- Side view of the New Era Model A

General information
- Type: Civil aircraft
- National origin: American
- Manufacturer: New Era Aircraft Corp.
- Number built: 1
- Registration: X10778

History
- First flight: 1931
- Last flight: 1932
- Fate: Destroyed

= New Era Model A =

1930s American civil aircraft

The New Era Model A was a two-seater pusher monoplane, dating from the early 1930s.

==Design and development==
The New Era Aircraft Corporation was founded in 1929 by brothers Don and Forest Fogle of Butler, Pennsylvania. They built two aircraft, the first of which was the Model A.
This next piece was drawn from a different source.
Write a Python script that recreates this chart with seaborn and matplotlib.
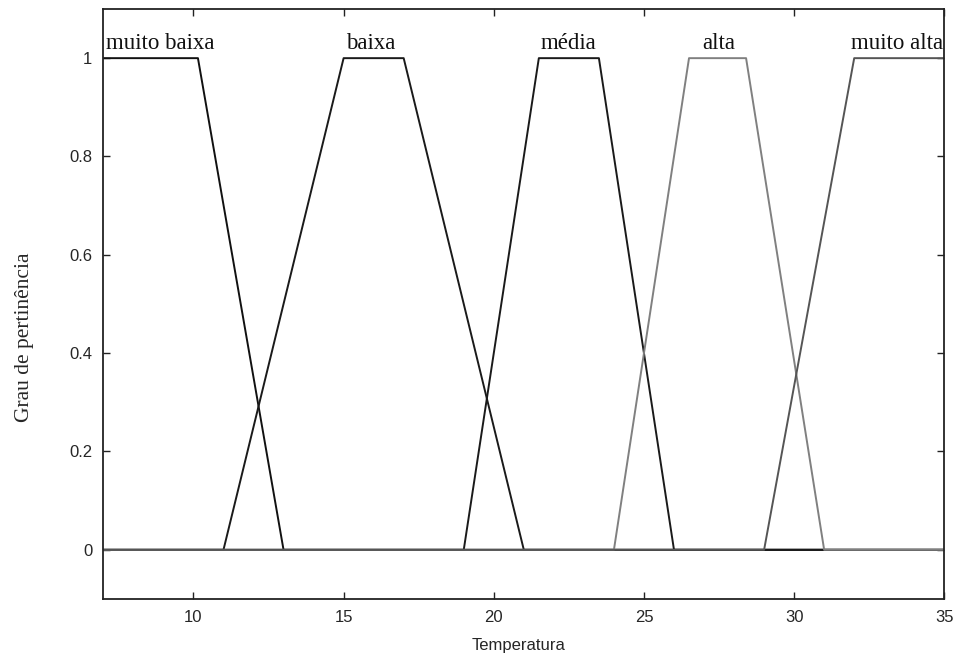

The aircraft featured a small fully enclosed pod fuselage and had a twin boom layout. The monoplane wing had a tapered planform with rounded wingtips. The wing's trailing edge had a recessed cutout at the rear of the fuselage, in order to accommodate the pusher propeller. Struts from the fixed undercarriage braced the monoplane wing and also the tail-booms. There was a cruciform tail. The aircraft was given the registration X10778, and then NC10778.

==Operational history==
The Model A first flew in 1931. On April 22, 1932, when the aircraft was taxying over rough terrain, the tailbooms broke. The aircraft was not rebuilt.